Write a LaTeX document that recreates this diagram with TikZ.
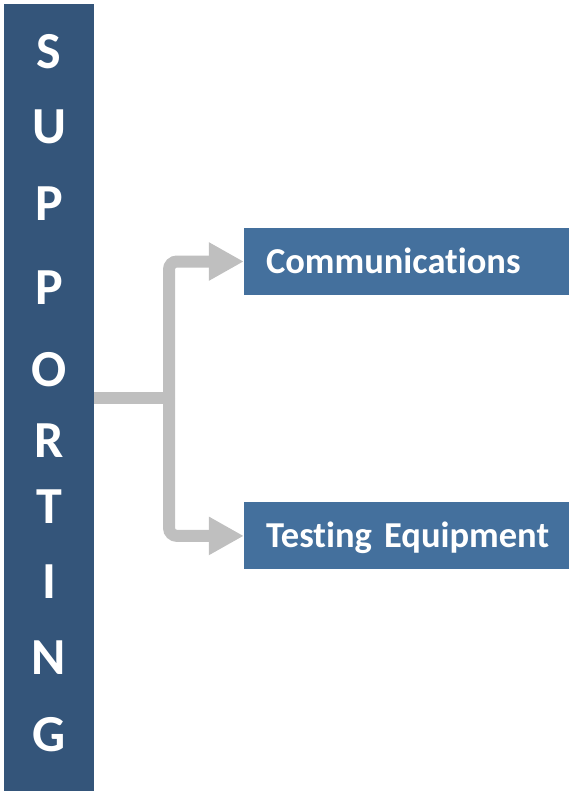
\documentclass[tikz,border=0pt]{standalone}
\usepackage{fontspec}
\setmainfont{Carlito}[Ligatures=NoCommon]
\usetikzlibrary{positioning, arrows.meta}
\definecolor{bardark}{HTML}{34557A}
\definecolor{boxblue}{HTML}{44709D}
\definecolor{linkgray}{HTML}{BFBFBF}

\begin{document}
\begin{tikzpicture}[
      x=1pt, y=-1pt,
      node distance=207pt,
      bar/.style={rectangle, fill=bardark, inner sep=0pt, minimum width=90pt, minimum height=787pt},
      letter/.style={text=white, inner sep=0pt, text height=33pt, text depth=0pt, font=\fontsize{52}{52}\selectfont\bfseries},
      item/.style={rectangle, fill=boxblue, text=white, inner xsep=0pt, inner ysep=0pt, text width=325pt, align=left, execute at begin node={\hspace*{22pt}}, text height=23pt, text depth=0pt, minimum height=67pt, font=\fontsize{36.5}{36.5}\selectfont\bfseries},
      link/.style={draw=linkgray, line width=12pt, rounded corners=8pt},
      arrow/.style={link, -{Triangle[length=35pt,width=36pt]}}
    ]
      \useasboundingbox (0,0) rectangle (571,793);
      \node (bar) [bar] at (49,397.5) {};
      \foreach \ch/\yy [count=\i] in {S/52, U/127, P/204, P/288, O/370, R/441, T/507, I/582, N/658, G/735}
        \node (letter\i) [letter] at (49,\yy) {\ch};

      \node (comm) [item] at (406.5,261.5) {Communications};
      \node (test) [item, below=of comm] {Testing Equipment};

      \coordinate (split) at (169,398);
      \draw [link] (bar.east |- split) -- (split);
      \draw [arrow] (split) |- (comm.west);
      \draw [arrow] (split) |- (test.west);
    \end{tikzpicture}
\end{document}
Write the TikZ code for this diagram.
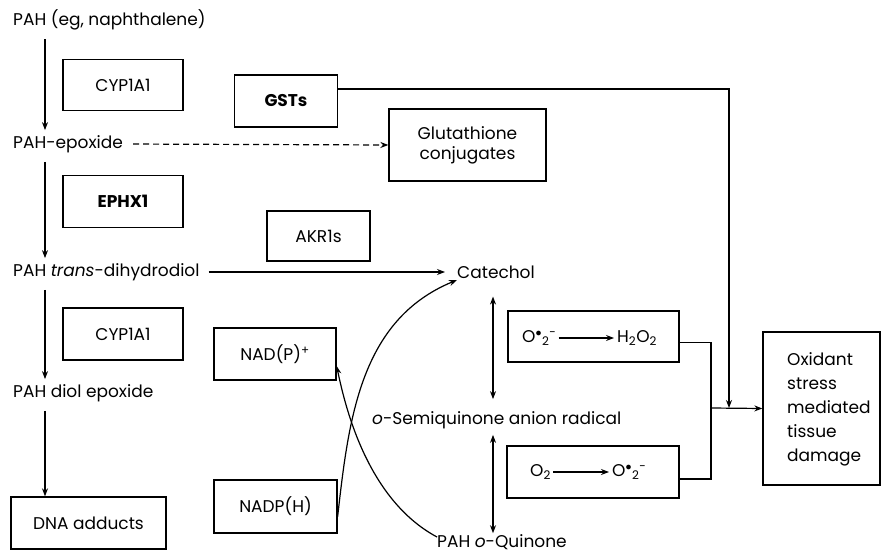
\documentclass[tikz,border=0pt]{standalone}
\usepackage{fontspec}
\setmainfont{Poppins}
\usetikzlibrary{arrows.meta}

\begin{document}
\begin{tikzpicture}[x=1pt,y=-1pt]
    \tikzset{every node/.style={font=\fontsize{17}{20}\selectfont},
             box/.style={draw,line width=1.3pt,inner sep=0pt,align=center},
             lbl/.style={anchor=west,inner sep=0pt},
             conn/.style={line width=1.2pt},
             >={Stealth[length=8pt,width=6pt]}}
    \useasboundingbox (0,0) rectangle (883,553);
    % left column
    \node[lbl] (pah)  at (13,20)  {PAH (eg, naphthalene)};
    \node[lbl] (epox) at (13,144) {PAH-epoxide};
    \node[lbl] (dhd)  at (13,272) {PAH \textit{trans}-dihydrodiol};
    \node[lbl] (dep)  at (13,393) {PAH diol epoxide};
    \node[box,minimum width=155,minimum height=52] (dna) at (88.5,523) {DNA adducts};
    \node[box,minimum width=120,minimum height=51] (cypa) at (123,85) {CYP1A1};
    \node[box,minimum width=120,minimum height=52] (ephx) at (123,201.5) {\textbf{EPHX1}};
    \node[box,minimum width=120,minimum height=52] (cypb) at (123,334) {CYP1A1};
    % middle
    \node[box,minimum width=103,minimum height=52] (gst)  at (286,101) {\textbf{GSTs}};
    \node[box,minimum width=157,minimum height=72] (glut) at (467.5,145) {Glutathione\\conjugates};
    \node[box,minimum width=103,minimum height=50] (akr)  at (318.5,236) {AKR1s};
    \node[box,minimum width=122,minimum height=52] (nadp) at (275,354) {NAD(P)\textsuperscript{+}};
    \node[box,minimum width=123,minimum height=53] (nadph) at (275.5,506.5) {NADP(H)};
    \node[lbl] (cat)  at (457,272) {Catechol};
    \node[lbl] (semi) at (372,420) {\textit{o}-Semiquinone anion radical};
    \node[lbl] (quin) at (437,542) {PAH \textit{o}-Quinone};
    % radicals
    \node[box,minimum width=171,minimum height=51] (oxa) at (593.5,336.5) {};
    \node[box,minimum width=172,minimum height=52] (oxb) at (593,472) {};
    \node[lbl] (supa) at (522,338) {O\textsuperscript{$\bullet$}\textsubscript{2}\textsuperscript{-}};
    \node[lbl] (hoh)  at (617,338) {H\textsubscript{2}O\textsubscript{2}};
    \node[lbl] (oxy)  at (530,472) {O\textsubscript{2}};
    \node[lbl] (supb) at (612,472) {O\textsuperscript{$\bullet$}\textsubscript{2}\textsuperscript{-}};
    \node[box,minimum width=117,minimum height=153] (dmg) at (821.5,408.5) {};
    \node[anchor=north west,align=left,inner sep=0pt,font=\fontsize{17}{24}\selectfont] (dmgt) at (787,352) {Oxidant\\stress\\mediated\\tissue\\damage};
    \coordinate (brk) at (711,408);
    \coordinate (gj) at (729,408);

    \draw[conn,->,shorten <=9pt,shorten >=5pt] ([xshift=32pt]pah.south west) -- ([xshift=32pt]epox.north west);
    \draw[conn,->,shorten <=9pt,shorten >=5pt] ([xshift=32pt]epox.south west) -- ([xshift=32pt]dhd.north west);
    \draw[conn,->,shorten <=9pt,shorten >=5pt] ([xshift=32pt]dhd.south west) -- ([xshift=32pt]dep.north west);
    \draw[conn,->,shorten <=9pt] ([xshift=32pt]dep.south west) -- ([xshift=32pt]dep.south west |- dna.north);
    \draw[conn,->,dashed,dash pattern=on 6pt off 4pt,shorten <=10pt] (epox.east) -- (glut.west);
    \draw[conn,->,shorten <=9pt,shorten >=12pt] (dhd.east) -- (cat.west);
    \draw[conn,->] ([yshift=-10pt]nadph.east) .. controls +(11,-97) and +(-97,40) .. ([yshift=-8pt]cat.west);
    \draw[conn,->] ([yshift=5pt]quin.west) .. controls +(-69,-37) and +(9,43) .. ([yshift=-12pt]nadp.east);
    \draw[conn,<->,shorten <=18pt,shorten >=12pt] ([xshift=-3pt]cat.south) -- ([xshift=-3pt]cat.south |- semi.north);
    \draw[conn,<->,shorten <=6pt,shorten >=1pt] ([xshift=-3pt]cat.south |- semi.south) -- ([xshift=-3pt]cat.south |- quin.north);
    \draw[conn,->,shorten <=2pt,shorten >=3pt] (supa) -- (hoh);
    \draw[conn,->,shorten <=2pt,shorten >=3pt] (oxy) -- (supb);
    \draw[conn] ([yshift=-6pt]oxa.east) -| (brk) |- ([yshift=-7pt]oxb.east);
    \draw[conn,->] (brk) -- (dmg.west);
    \draw[conn,->] ([yshift=12pt]gst.east) -| (gj);
\end{tikzpicture}
\end{document}
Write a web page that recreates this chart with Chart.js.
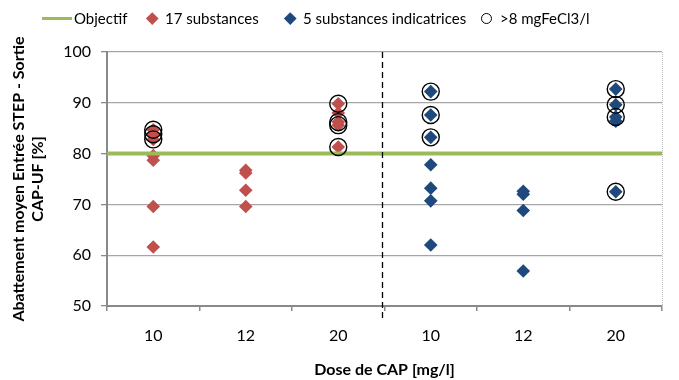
<!DOCTYPE html>
<html>
<head>
<meta charset="utf-8">
<script src="https://cdn.jsdelivr.net/npm/chart.js@4/dist/chart.umd.min.js"></script>
<style>
  html, body { margin: 0; padding: 0; background: #fff; }
  #wrap { position: relative; width: 679px; height: 380px; }
  #legend { position: absolute; left: 0; top: 0; width: 679px; height: 36px; font-family: Lato, sans-serif; font-size: 15px; color: #000; }
  #legend .it { position: absolute; top: 9px; height: 18px; line-height: 18px; white-space: nowrap; }
  .mk { position: absolute; }
  .mk-line { width: 30px; height: 3px; background: #9BBB59; top: 8px; }
  .mk-dia { width: 8.5px; height: 8.5px; transform: rotate(45deg); top: 5px; }
  .mk-circ { width: 9px; height: 9px; border: 1.3px solid #000; border-radius: 50%; top: 3.5px; }
</style>
</head>
<body>
<div id="wrap">
  <canvas id="chart" width="679" height="380"></canvas>
  <div id="legend">
    <div class="it" style="left:42px"><span class="mk mk-line" style="left:0"></span><span style="margin-left:32px">Objectif</span></div>
    <div class="it" style="left:146px"><span class="mk mk-dia" style="left:2px;background:#C0504D"></span><span style="margin-left:19px">17 substances</span></div>
    <div class="it" style="left:284px"><span class="mk mk-dia" style="left:2px;background:#1F497D"></span><span style="margin-left:19px">5 substances indicatrices</span></div>
    <div class="it" style="left:481px"><span class="mk mk-circ" style="left:0"></span><span style="margin-left:19px">&gt;8 mgFeCl3/l</span></div>
  </div>
</div>
<script>
// categories (dose de CAP) - first three for the 17 substances, last three for the 5 indicators
const categories = ['10', '12', '20', '10', '12', '20'];
const objectif = 80;

// 17 substances, per category
const sub17 = [
  [84.7, 83.8, 82.8, 79.6, 78.7, 69.6, 61.6],
  [76.7, 76.2, 72.8, 69.6],
  [89.8, 88.0, 86.2, 85.6, 81.3],
  [], [], []
];

// 5 substances indicatrices, per category
const sub5 = [
  [], [], [],
  [92.2, 87.6, 83.2, 77.8, 73.2, 70.7, 62.0],
  [72.6, 72.0, 68.8, 56.9],
  [92.7, 89.6, 87.2, 86.4, 72.5]
];

// points with > 8 mg FeCl3/l (circled)
const fecl3 = [
  [84.7, 83.8, 82.8],
  [],
  [89.8, 86.2, 85.6, 81.3],
  [92.2, 87.6, 83.2],
  [],
  [92.7, 89.6, 87.2, 72.5]
];

const yTicks = [50, 60, 70, 80, 90, 100];

function toPoints(groups) {
  const pts = [];
  groups.forEach((vals, i) => vals.forEach(v => pts.push({ x: i + 0.5, y: v })));
  return pts;
}

// dashed separator + dotted right border
const sepPlugin = {
  id: 'sep',
  afterDatasetsDraw(chart) {
    const ctx = chart.ctx, a = chart.chartArea, xs = chart.scales.x;
    const px = Math.round(xs.getPixelForValue(3)) - 2.5;
    ctx.save();
    ctx.strokeStyle = '#000';
    ctx.lineWidth = 1.3;
    ctx.setLineDash([6, 4]);
    ctx.beginPath();
    ctx.moveTo(px, a.top);
    ctx.lineTo(px, a.bottom + 13);
    ctx.stroke();
    ctx.strokeStyle = '#BFBFBF';
    ctx.lineWidth = 1;
    ctx.setLineDash([1, 1]);
    ctx.beginPath();
    ctx.moveTo(a.right + 0.5, a.top);
    ctx.lineTo(a.right + 0.5, a.bottom);
    ctx.stroke();
    ctx.restore();
  }
};

Chart.defaults.font.family = 'Lato, sans-serif';
Chart.defaults.color = '#000';

new Chart(document.getElementById('chart').getContext('2d'), {
  type: 'scatter',
  data: {
    datasets: [
      { label: '>8 mgFeCl3/l', data: toPoints(fecl3), pointStyle: 'circle', pointRadius: 8.5,
        backgroundColor: 'rgba(0,0,0,0)', borderColor: '#000', borderWidth: 1.4, order: 0 },
      { label: 'Objectif', type: 'line', data: [{ x: 0, y: objectif }, { x: 6, y: objectif }],
        borderColor: '#9BBB59', borderWidth: 4, pointRadius: 0, order: 1 },
      { label: '17 substances', data: toPoints(sub17), pointStyle: 'rectRot', pointRadius: 6.8,
        backgroundColor: '#C0504D', borderWidth: 0, order: 2 },
      { label: '5 substances indicatrices', data: toPoints(sub5), pointStyle: 'rectRot', pointRadius: 6.8,
        backgroundColor: '#1F497D', borderWidth: 0, order: 2 }
    ]
  },
  options: {
    responsive: false,
    animation: false,
    layout: { padding: { top: 52, right: 17, left: 0, bottom: 0 } },
    plugins: { legend: { display: false }, tooltip: { enabled: false } },
    scales: {
      x: {
        type: 'linear', min: 0, max: 6,
        afterBuildTicks: s => { s.ticks = categories.concat(['']).map((c, i) => ({ value: i })); },
        afterFit: s => { s.height = 74; },
        ticks: {
          callback: (v, i) => categories[i] || '',
          labelOffset: 46.25, padding: 15, maxRotation: 0, autoSkip: false,
          font: { size: 16 }
        },
        grid: { drawOnChartArea: false, tickLength: 5, color: '#898989', lineWidth: 1.5 },
        border: { color: '#898989', width: 2 },
        title: { display: true, text: 'Dose de CAP [mg/l]', font: { size: 16, weight: 'bold' }, padding: { bottom: 1 } }
      },
      y: {
        min: 50, max: 100,
        afterBuildTicks: s => { s.ticks = yTicks.map(v => ({ value: v })); },
        afterFit: s => { s.width = 107; },
        ticks: { padding: 10, font: { size: 16 } },
        grid: { color: '#A6A6A6', lineWidth: 1.3, tickLength: 6, tickColor: '#898989' },
        border: { color: '#898989', width: 2 },
        title: {
          display: true,
          text: ['Abattement moyen Entrée STEP - Sortie', 'CAP-UF [%]'],
          font: { size: 16, weight: 'bold', lineHeight: 1.15 }, padding: { top: 10 }
        }
      }
    }
  },
  plugins: [sepPlugin]
});
</script>
</body>
</html>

------------

*Stated exercise*. Scan the lines above for "with", then copy every one that has it.

*Solution to the exercise*.
Write a LaTeX document that recreates this diagram with TikZ.
Write a web page that recreates this chart with Chart.js.
// points with > 8 mg FeCl3/l (circled)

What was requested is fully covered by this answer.